Henderson Avenue is the new Uptown.


It’s the hottest restaurant and nightlife spot in Dallas. And it’s setting trends for the rest of the city.


At least, that’s what some people think, and there’s plenty of evidence to back up those claims.


The story of Henderson starts in the early 1960s, when grocer Dave Andres started buying up buildings and land. About 10 years later, he started Andres Investments, which was instrumental in reviving Henderson and Lower Greenville.


In the 1980s, the company became Andres Properties under the leadership of Dave Andres’s sons, Marc and Roger. They developed the retail and restaurant spaces near Henderson and Central Expressway, and people from Highland Park and other parts of Dallas started crossing from Knox to Henderson for shopping and dining.


The area grew slowly. The Andres brothers didn’t just develop property and sell it to the highest bidder; they leased and managed it. And they select the businesses and owners with care.


“We own all these properties, so we’ve been able to dictate and control what goes in,” Marc Andres says. “We’re not going to lease to someone who is a direct competitor of another business here. We don’t want four Capitol Pubs.”


That diversity of businesses is part of what keeps the area interesting and unique, he says.


In 2006, Andres Properties finally purchased the Jerry’s Supermarket at 2323 Henderson.


“We had been trying to buy it since 1982,” says Marc Andres.


And once they had it, the neighborhood experienced a burst of change. The old grocery has become an Andres flagship — a strip center with a sushi place, a high-end frozen yogurt shop, a wine bar and a seafood restaurant. And the redevelopment created a connection between the more recently redeveloped parts of Henderson and emerging developments.


After that, Andres acquired the Carnival Foods store that last year became New Flower Market.


When Hugo Galvan opened his restaurant, Cafe San Miguel, on North Henderson almost five years ago, it was still kind of a rough neighborhood. “People always say, ‘Oh, you were really smart,’” he says. “And I say, ‘No, I was just really lucky.’” He picked what would become one of the hottest addresses in Dallas for restaurants and nightlife.


Galvan recently added a patio to the front of his restaurant, which has become a must-have feature on Henderson.

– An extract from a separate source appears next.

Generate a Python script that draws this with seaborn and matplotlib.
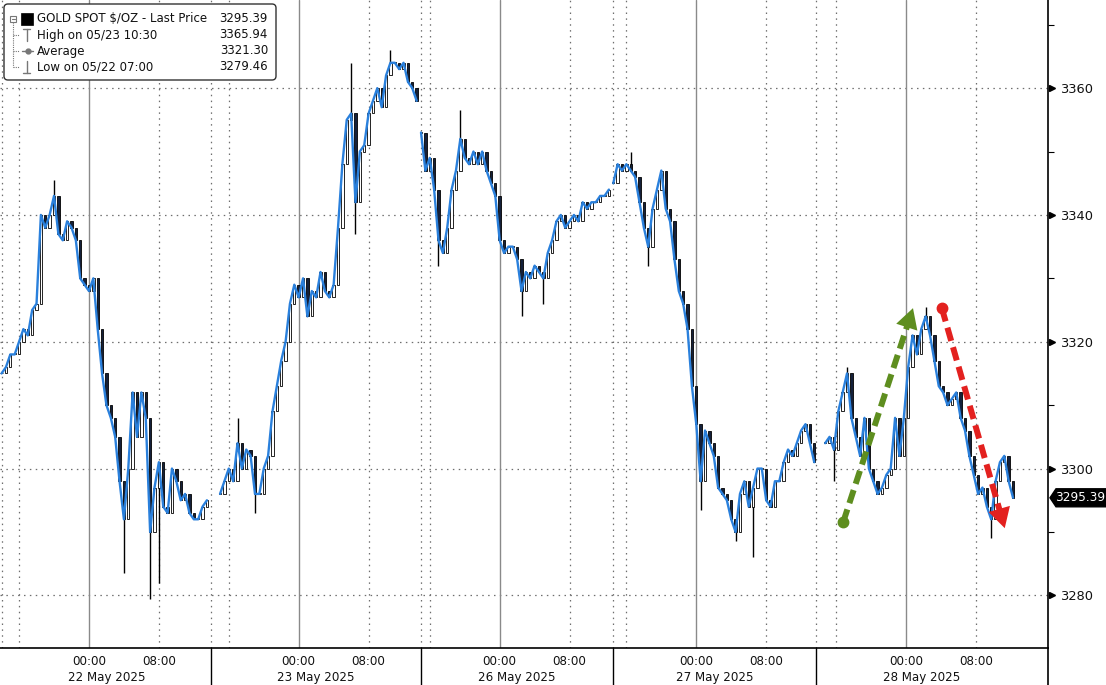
import numpy as np
import pandas as pd
import matplotlib
matplotlib.use("Agg")
import matplotlib.pyplot as plt
import matplotlib.transforms as mtransforms
from matplotlib.patches import FancyBboxPatch, Polygon
from matplotlib.lines import Line2D
import seaborn as sns

# trading sessions shown on the compressed time axis
session_labels = ["22 May 2025", "23 May 2025", "26 May 2025", "27 May 2025", "28 May 2025"]
session_start = ["2025-05-21 14:00", "2025-05-22 14:00", "2025-05-25 15:00", "2025-05-26 14:30", "2025-05-27 13:45"]
session_end = ["2025-05-22 14:00", "2025-05-23 14:00", "2025-05-26 13:00", "2025-05-27 13:45", "2025-05-28 13:45"]
first_bar = ["2025-05-21 14:00", "2025-05-22 15:00", "2025-05-25 15:00", "2025-05-26 14:30", "2025-05-27 14:45"]
axis_end = "2025-05-28 16:15"

# 30 minute closes
close_s1 = [3315, 3316, 3318, 3318, 3320, 3322, 3321, 3325, 3326, 3340, 3338, 3340,
            3343, 3337, 3336, 3339, 3338, 3336, 3330, 3329, 3328, 3330, 3322, 3315,
            3310, 3308, 3305, 3298, 3292, 3300, 3312, 3305, 3312, 3308, 3290, 3297,
            3301, 3294, 3293, 3300, 3298, 3295, 3296, 3293, 3292, 3292, 3294, 3295]
close_s2 = [3296, 3298, 3300, 3298, 3304, 3300, 3303, 3302, 3296, 3296, 3300, 3302,
            3309, 3313, 3317, 3320, 3326, 3329, 3327, 3330, 3324, 3328, 3327, 3331,
            3328, 3327, 3329, 3338, 3348, 3355, 3356, 3342, 3350, 3351, 3356, 3358,
            3360, 3357, 3362, 3364, 3364, 3363, 3364, 3361, 3360, 3358]
close_s3 = [3353, 3347, 3349, 3344, 3336, 3334, 3338, 3344, 3347, 3352, 3349, 3348,
            3350, 3348, 3350, 3347, 3345, 3343, 3336, 3334, 3335, 3335, 3333, 3328,
            3331, 3330, 3332, 3331, 3330, 3334, 3336, 3339, 3340, 3338, 3339, 3340,
            3339, 3342, 3341, 3342, 3342, 3343, 3343, 3344]
close_s4 = [3345, 3348, 3347, 3348, 3347, 3346, 3342, 3338, 3335, 3341, 3344, 3347,
            3341, 3339, 3333, 3328, 3326, 3322, 3313, 3307, 3298, 3306, 3304, 3302,
            3297, 3296, 3295, 3292, 3290, 3296, 3298, 3294, 3297, 3300, 3300, 3295,
            3294, 3298, 3298, 3301, 3303, 3302, 3304, 3306, 3307, 3304, 3301]
close_s5 = [3304, 3305, 3303, 3309, 3312, 3315, 3308, 3305, 3302, 3308, 3300, 3298,
            3296, 3297, 3299, 3300, 3308, 3302, 3308, 3316, 3321, 3318, 3322, 3324,
            3321, 3317, 3313, 3312, 3310, 3311, 3312, 3308, 3306, 3302, 3299, 3296,
            3297, 3294, 3292, 3298, 3301, 3302, 3298, 3295.39]
closes = [close_s1, close_s2, close_s3, close_s4, close_s5]

# long wicks
wick_times = ["2025-05-21 20:00", "2025-05-22 04:00", "2025-05-22 07:00", "2025-05-22 08:00",
              "2025-05-22 17:00", "2025-05-22 19:00", "2025-05-23 06:00", "2025-05-23 06:30",
              "2025-05-23 10:30", "2025-05-25 17:00", "2025-05-25 19:30", "2025-05-26 02:30",
              "2025-05-26 05:00", "2025-05-26 16:30", "2025-05-26 18:30", "2025-05-27 00:30",
              "2025-05-27 04:30", "2025-05-27 06:30", "2025-05-27 15:45", "2025-05-27 17:15",
              "2025-05-28 02:15", "2025-05-28 09:45"]
wick_prices = [3345.5, 3283.5, 3279.46, 3282, 3308, 3293, 3364, 3337, 3365.94, 3332, 3356.5,
               3324, 3326, 3350, 3332, 3293.5, 3288.5, 3286, 3298, 3316, 3325.5, 3289]

legend_rows = ["GOLD SPOT $/OZ - Last Price", "High on 05/23 10:30", "Average", "Low on 05/22 07:00"]
legend_values = ["3295.39", "3365.94", "3321.30", "3279.46"]
last_price = 3295.39

yticks = [3280, 3300, 3320, 3340, 3360]
yminor = [3270, 3290, 3310, 3330, 3350, 3370]

# arrow annotations (time position in hours, price)
green_arrow = [(96.3, 3291.5), (104.3, 3325.3)]
red_arrow = [(107.6, 3325.3), (114.8, 3290.6)]

W, H = 1106, 685
blue = "#2a80dc"
green = "#5e8e1f"
red = "#e3211f"
grid_c = "#6e6e6e"
dotted = (0, (1.2, 3.5))

sns.set_theme(style="white")
plt.rcParams["font.family"] = ["DejaVu Sans"]

starts = pd.to_datetime(session_start)
ends = pd.to_datetime(session_end)
hours = pd.Timedelta(hours=1)
durations = np.array([(e - s) / hours for s, e in zip(starts, ends)])
offsets = np.concatenate([[0.0], np.cumsum(durations)[:-1]])


def session_of(ts):
    for i in range(len(starts)):
        if starts[i] <= ts < ends[i]:
            return i
    return len(starts) - 1


def to_pos(ts, i=None):
    ts = pd.Timestamp(ts)
    if i is None:
        i = session_of(ts)
    return offsets[i] + (ts - starts[i]) / hours


rows = []
for i, vals in enumerate(closes):
    times = pd.date_range(first_bar[i], periods=len(vals), freq="30min")
    for ts, v in zip(times, vals):
        rows.append((i, ts, to_pos(ts, i), v))
df = pd.DataFrame(rows, columns=["session", "time", "t", "close"])
df["open"] = df.groupby("session")["close"].shift(1).fillna(df["close"])

fig = plt.figure(figsize=(W / 100, H / 100), dpi=100)
fig.patch.set_facecolor("white")
ax = fig.add_axes([0, 37 / H, 1048 / W, 648 / H])
ax.set_facecolor("white")

x_left = to_pos(starts[0]) - 0.18
x_right = to_pos(pd.Timestamp(axis_end), 4)
y_lo, y_hi = 3271.7, 3373.9

# grid
for y in yticks:
    ax.axhline(y, color=grid_c, lw=0.9, ls=dotted, zorder=0)

tick_major, tick_minor, tick_labels = [], [], []
for i in range(len(starts)):
    end = ends[i] if i < len(starts) - 1 else pd.Timestamp(axis_end)
    ax.axvline(offsets[i], color=grid_c, lw=0.9, ls=dotted, zorder=0)
    h = starts[i].ceil("4h")
    while h < end - pd.Timedelta(minutes=30):
        p = to_pos(h, i)
        if h.hour == 0:
            tick_major.append(p)
            ax.axvline(p, color="#8a8a8a", lw=1.0, zorder=0)
        else:
            tick_minor.append(p)
            if h.hour in (8, 16):
                ax.axvline(p, color=grid_c, lw=0.9, ls=dotted, zorder=0)
        if h.hour in (0, 8):
            tick_labels.append((p, h.strftime("%H:%M")))
        h += pd.Timedelta(hours=4)

# candles
up = df["close"] >= df["open"]
body_lo = np.minimum(df["open"], df["close"])
body_h = np.maximum((df["close"] - df["open"]).abs(), 0.15)
ax.bar(df["t"], body_h, bottom=body_lo, width=0.27,
       color=np.where(up, "white", "#14203a"), edgecolor="black", linewidth=0.6, zorder=2)

wt = pd.to_datetime(wick_times)
for ts, wp in zip(wt, wick_prices):
    j = (df["time"] - ts).abs().idxmin()
    ax.vlines(df.loc[j, "t"], df.loc[j, "close"], wp, color="black", lw=1.0, zorder=1.9)

sns.lineplot(data=df, x="t", y="close", units="session", estimator=None,
             color=blue, lw=1.7, ax=ax, zorder=3)

# arrows
for (t0, p0), (t1, p1), c in [(green_arrow[0], green_arrow[1], green), (red_arrow[0], red_arrow[1], red)]:
    f = 0.92
    ax.plot([t0, t0 + f * (t1 - t0)], [p0, p0 + f * (p1 - p0)], color=c, lw=4.3,
            dashes=(2.3, 1.1), dash_capstyle="butt", zorder=5)
    ax.plot([t0], [p0], "o", color=c, ms=7.5, zorder=5)
    ax.annotate("", xy=(t1, p1), xytext=(t0 + 0.85 * (t1 - t0), p0 + 0.85 * (p1 - p0)),
                arrowprops=dict(arrowstyle="-|>,head_length=0.9,head_width=0.5", color=c,
                                lw=0, mutation_scale=16, shrinkA=0, shrinkB=0), zorder=6)

ax.set_xlim(x_left, x_right)
ax.set_ylim(y_lo, y_hi)

# axes styling
for s in ["top", "left"]:
    ax.spines[s].set_visible(False)
ax.spines["bottom"].set_color("black")
ax.spines["right"].set_color("black")
ax.spines["bottom"].set_linewidth(1.2)
ax.spines["right"].set_linewidth(1.2)

ax.set_xticks(tick_major)
ax.set_xticks(tick_minor, minor=True)
ax.set_xticklabels([])
ax.tick_params(axis="x", which="major", direction="in", length=5, width=2, color="black")
ax.tick_params(axis="x", which="minor", direction="in", length=4, width=0.8, color="black")
ax.set_xlabel("")
ax.set_ylabel("")

ax.yaxis.tick_right()
ax.set_yticks(yticks)
ax.set_yticklabels([str(v) for v in yticks])
ax.set_yticks(yminor, minor=True)
ax.set_ylim(y_lo, y_hi)
ax.tick_params(axis="y", which="major", length=0, pad=9, labelsize=9.4, labelcolor="#111111")
ax.tick_params(axis="y", which="minor", direction="out", length=4, width=0.8, color="black")
tri = mtransforms.blended_transform_factory(ax.transAxes, ax.transData)
ax.plot([1.0 + 3.5 / 1048] * len(yticks), yticks, linestyle="none", marker=">", ms=5,
        color="black", transform=tri, clip_on=False, zorder=6)

# bottom band labels
for p, lab in tick_labels:
    ax.annotate(lab, xy=(p, 0), xycoords=("data", "axes fraction"), xytext=(0, -9.5),
                textcoords="offset points", ha="center", va="center", fontsize=8.6, color="#111111")
for i, lab in enumerate(session_labels):
    dur = 24 if i == len(starts) - 1 else durations[i]
    ax.annotate(lab, xy=(offsets[i] + dur / 2, 0), xycoords=("data", "axes fraction"),
                xytext=(0, -21), textcoords="offset points", ha="center", va="center",
                fontsize=8.6, color="#111111")

P = mtransforms.IdentityTransform()
disp = ax.transData
for o in offsets[1:]:
    xd = disp.transform((o, 3300))[0]
    fig.add_artist(Line2D([xd, xd], [0, 37], color="black", lw=1.0, transform=P))
fig.add_artist(Line2D([1048, 1048], [0, 37], color="black", lw=1.2, transform=P))

# last price tag
yl = disp.transform((0, last_price))[1]
fig.add_artist(Polygon([[1050, yl], [1056, yl + 9], [W, yl + 9], [W, yl - 9], [1056, yl - 9]],
                       closed=True, facecolor="black", edgecolor="black", transform=P))
fig.text(1080 / W, yl / H, f"{last_price:.2f}", color="white", fontsize=8.7, ha="center", va="center")


# legend box
def py(y):
    return H - y


fig.add_artist(FancyBboxPatch((4, py(80)), 272, 76, boxstyle="round,pad=0,rounding_size=4",
                              facecolor="white", edgecolor="#333333", lw=1.0, transform=P, zorder=10))
row_y = [19, 35, 51, 67]
for ry, lab, val in zip(row_y, legend_rows, legend_values):
    fig.text(37 / W, 1 - ry / H, lab, fontsize=8.5, ha="left", va="center", color="#111111", zorder=11)
    fig.text(268 / W, 1 - ry / H, val, fontsize=8.5, ha="right", va="center", color="#111111", zorder=11)
lg = "#777777"
fig.add_artist(Line2D([13, 13], [py(22), py(67)], color=lg, lw=0.8, ls=(0, (1, 1)), transform=P, zorder=11))
for ry in row_y[1:]:
    fig.add_artist(Line2D([13, 19], [py(ry), py(ry)], color=lg, lw=0.8, ls=(0, (1, 1)), transform=P, zorder=11))
fig.add_artist(FancyBboxPatch((10, py(22)), 6, 6, boxstyle="square,pad=0", facecolor="white",
                              edgecolor=lg, lw=0.8, transform=P, zorder=11))
fig.add_artist(Line2D([11.5, 14.5], [py(19), py(19)], color=lg, lw=0.8, transform=P, zorder=12))
fig.add_artist(FancyBboxPatch((21, py(25)), 12, 12, boxstyle="square,pad=0", facecolor="black",
                              edgecolor="black", lw=0.5, transform=P, zorder=11))
# high icon
fig.add_artist(Line2D([23, 30], [py(29), py(29)], color=lg, lw=1.0, transform=P, zorder=11))
fig.add_artist(Line2D([26.5, 26.5], [py(29), py(41)], color=lg, lw=1.0, transform=P, zorder=11))
# average icon
fig.add_artist(Line2D([22, 33], [py(51), py(51)], color=lg, lw=1.0, transform=P, zorder=11))
fig.add_artist(Line2D([27.5], [py(51)], marker="o", ms=3.5, color=lg, transform=P, zorder=12))
# low icon
fig.add_artist(Line2D([23, 30], [py(73), py(73)], color=lg, lw=1.0, transform=P, zorder=11))
fig.add_artist(Line2D([26.5, 26.5], [py(61), py(73)], color=lg, lw=1.0, transform=P, zorder=11))

fig.savefig("out.png", dpi=100, facecolor="white")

There are 20-25 patios on Henderson, and few businesses are without one, which is another part of the street’s appeal. Hacienda on Henderson and Blue Collar Bar also built patios last year. And restaurant Park built its entire design concept around outdoor seating and activities — even the interior has a park-like feel.


“It’s fun because you can be sitting on the patio at Hacienda and see what’s going on over at Capitol Pub,” says Marc Andres. “The patios are a big draw, and the walk-ability.”

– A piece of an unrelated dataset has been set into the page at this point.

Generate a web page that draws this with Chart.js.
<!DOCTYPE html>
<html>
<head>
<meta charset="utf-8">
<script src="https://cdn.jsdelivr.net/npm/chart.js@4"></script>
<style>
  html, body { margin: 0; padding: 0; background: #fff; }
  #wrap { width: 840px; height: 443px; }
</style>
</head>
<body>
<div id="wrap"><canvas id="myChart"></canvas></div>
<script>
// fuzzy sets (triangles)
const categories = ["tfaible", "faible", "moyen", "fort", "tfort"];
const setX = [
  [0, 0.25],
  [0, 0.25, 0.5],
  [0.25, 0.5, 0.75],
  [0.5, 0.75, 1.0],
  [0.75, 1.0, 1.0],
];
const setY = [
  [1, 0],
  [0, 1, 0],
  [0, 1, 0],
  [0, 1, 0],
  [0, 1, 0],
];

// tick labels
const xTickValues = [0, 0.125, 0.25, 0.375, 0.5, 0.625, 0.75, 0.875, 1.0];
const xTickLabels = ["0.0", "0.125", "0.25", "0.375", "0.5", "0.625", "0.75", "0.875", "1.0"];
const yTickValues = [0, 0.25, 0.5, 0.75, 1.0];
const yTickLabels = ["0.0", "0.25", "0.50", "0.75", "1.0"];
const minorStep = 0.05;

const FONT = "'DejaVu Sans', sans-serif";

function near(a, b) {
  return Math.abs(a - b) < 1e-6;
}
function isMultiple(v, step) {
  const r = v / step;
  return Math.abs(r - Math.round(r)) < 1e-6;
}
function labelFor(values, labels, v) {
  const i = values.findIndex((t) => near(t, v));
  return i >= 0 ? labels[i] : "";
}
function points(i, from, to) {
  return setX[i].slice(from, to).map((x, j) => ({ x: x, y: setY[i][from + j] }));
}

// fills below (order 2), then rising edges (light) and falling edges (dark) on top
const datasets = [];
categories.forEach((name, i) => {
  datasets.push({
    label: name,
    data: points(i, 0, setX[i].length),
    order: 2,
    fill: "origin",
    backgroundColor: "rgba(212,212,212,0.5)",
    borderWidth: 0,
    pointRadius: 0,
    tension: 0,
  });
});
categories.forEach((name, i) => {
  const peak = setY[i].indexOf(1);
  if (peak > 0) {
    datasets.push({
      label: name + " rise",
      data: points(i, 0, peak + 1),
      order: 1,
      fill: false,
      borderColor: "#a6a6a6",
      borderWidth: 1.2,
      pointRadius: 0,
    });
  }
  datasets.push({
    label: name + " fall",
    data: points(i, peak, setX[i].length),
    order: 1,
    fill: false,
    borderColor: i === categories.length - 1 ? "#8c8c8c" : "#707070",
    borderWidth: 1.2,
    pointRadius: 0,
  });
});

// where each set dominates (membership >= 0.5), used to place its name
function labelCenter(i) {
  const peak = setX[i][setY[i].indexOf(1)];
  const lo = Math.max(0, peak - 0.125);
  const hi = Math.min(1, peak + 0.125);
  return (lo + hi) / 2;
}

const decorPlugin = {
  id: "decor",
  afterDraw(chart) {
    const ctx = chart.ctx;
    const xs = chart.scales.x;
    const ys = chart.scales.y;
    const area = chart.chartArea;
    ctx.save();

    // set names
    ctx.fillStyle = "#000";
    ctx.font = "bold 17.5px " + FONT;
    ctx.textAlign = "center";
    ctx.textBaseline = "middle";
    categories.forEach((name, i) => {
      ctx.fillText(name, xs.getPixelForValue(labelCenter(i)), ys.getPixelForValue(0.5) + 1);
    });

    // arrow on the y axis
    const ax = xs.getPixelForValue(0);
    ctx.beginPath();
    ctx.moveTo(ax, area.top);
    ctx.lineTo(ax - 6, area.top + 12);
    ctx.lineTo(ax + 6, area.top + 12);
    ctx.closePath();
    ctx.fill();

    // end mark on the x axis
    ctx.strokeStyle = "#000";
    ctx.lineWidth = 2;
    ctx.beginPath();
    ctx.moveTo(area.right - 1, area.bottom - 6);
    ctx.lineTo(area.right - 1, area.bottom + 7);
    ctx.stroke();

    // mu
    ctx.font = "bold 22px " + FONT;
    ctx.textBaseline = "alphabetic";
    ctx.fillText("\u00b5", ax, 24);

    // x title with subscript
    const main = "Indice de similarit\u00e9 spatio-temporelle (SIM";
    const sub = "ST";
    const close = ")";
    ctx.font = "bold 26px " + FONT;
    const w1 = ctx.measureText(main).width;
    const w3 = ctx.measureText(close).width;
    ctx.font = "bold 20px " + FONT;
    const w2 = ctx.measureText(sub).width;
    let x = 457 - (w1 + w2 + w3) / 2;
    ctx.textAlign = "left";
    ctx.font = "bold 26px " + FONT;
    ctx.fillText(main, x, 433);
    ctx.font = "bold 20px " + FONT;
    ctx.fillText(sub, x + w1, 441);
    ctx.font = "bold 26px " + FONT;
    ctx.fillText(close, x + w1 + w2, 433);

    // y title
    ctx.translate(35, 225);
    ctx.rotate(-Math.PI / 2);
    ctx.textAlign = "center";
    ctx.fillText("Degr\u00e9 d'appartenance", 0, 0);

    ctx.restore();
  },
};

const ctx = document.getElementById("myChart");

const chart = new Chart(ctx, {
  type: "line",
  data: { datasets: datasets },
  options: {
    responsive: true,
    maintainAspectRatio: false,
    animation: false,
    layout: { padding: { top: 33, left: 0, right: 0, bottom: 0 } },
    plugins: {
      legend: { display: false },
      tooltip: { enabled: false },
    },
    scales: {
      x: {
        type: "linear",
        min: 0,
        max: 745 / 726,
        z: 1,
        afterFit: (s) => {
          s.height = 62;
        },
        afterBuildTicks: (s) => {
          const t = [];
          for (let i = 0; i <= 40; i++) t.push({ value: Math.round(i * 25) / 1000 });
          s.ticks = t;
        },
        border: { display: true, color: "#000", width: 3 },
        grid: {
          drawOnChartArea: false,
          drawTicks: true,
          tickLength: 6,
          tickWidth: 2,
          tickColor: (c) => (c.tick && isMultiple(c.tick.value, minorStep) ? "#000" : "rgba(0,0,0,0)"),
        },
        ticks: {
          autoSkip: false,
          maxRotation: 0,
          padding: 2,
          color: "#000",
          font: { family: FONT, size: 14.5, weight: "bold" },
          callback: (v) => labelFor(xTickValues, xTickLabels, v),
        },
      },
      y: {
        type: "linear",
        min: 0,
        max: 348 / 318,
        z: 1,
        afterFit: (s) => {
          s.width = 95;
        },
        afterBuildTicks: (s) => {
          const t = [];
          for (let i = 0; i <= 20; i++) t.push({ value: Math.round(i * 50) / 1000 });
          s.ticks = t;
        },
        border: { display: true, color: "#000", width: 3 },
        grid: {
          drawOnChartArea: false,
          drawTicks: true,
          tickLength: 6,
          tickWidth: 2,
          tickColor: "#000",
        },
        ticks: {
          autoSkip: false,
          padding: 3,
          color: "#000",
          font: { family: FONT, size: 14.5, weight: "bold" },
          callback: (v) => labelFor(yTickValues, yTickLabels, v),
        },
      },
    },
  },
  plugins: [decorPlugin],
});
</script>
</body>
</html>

That’s one trend that carries over to Lower Greenville. Old-school steakhouse Kirby’s recently changed its name to WoodFire Kirby’s. With a new menu and interior design, which includes a patio with an outdoor fireplace, the owners are seeking a young, hip clientele.


Chef Rene Peeters, who owned Watel’s in Uptown for decades, recently brought a new restaurant concept to Lowest Greenville, World Piece. Even though the neighborhood long has been known as a hotspot for clubs and stumbling college students, Peeters thinks the area will change, in part because of its location near Henderson.


“It looks like Henderson has a lot of new restaurants, and it’s doing pretty well,” Peeters says. “It’s a neighborhood that’s changing, and that’s the idea of moving down here.”


The Greenville Avenue Restaurant Association, which formed last year, is pushing for unity among restaurant owners, and its members envision a Lower Greenville that is more a destination for restaurant-goers, and less a stomping grounds for late-night partiers.


That’s in line with what Andres Properties, which owns a chunk of the retail space on Lower Greenville, wants for the area, too.


In some cases, it’s been a struggle. Benjamin Verdooren, who opened restaurant Zymology on Lowest Greenville in January 2009, closed it a few months later, despite good reviews. He blamed his location. “The building owners want it to become something it’s not,” he says, inferring that the neighborhood is still more of a club scene than a restaurant hot spot.


Peeters agrees that Lower Greenville has a late-night vibe. But he contends that the area always has had good restaurants. When winter is over, he plans to open an overhead door to create a patio feeling at World Piece.


“Lower Greenville wants to be a part of it, and blend into what’s on Henderson,” says Marc Andres.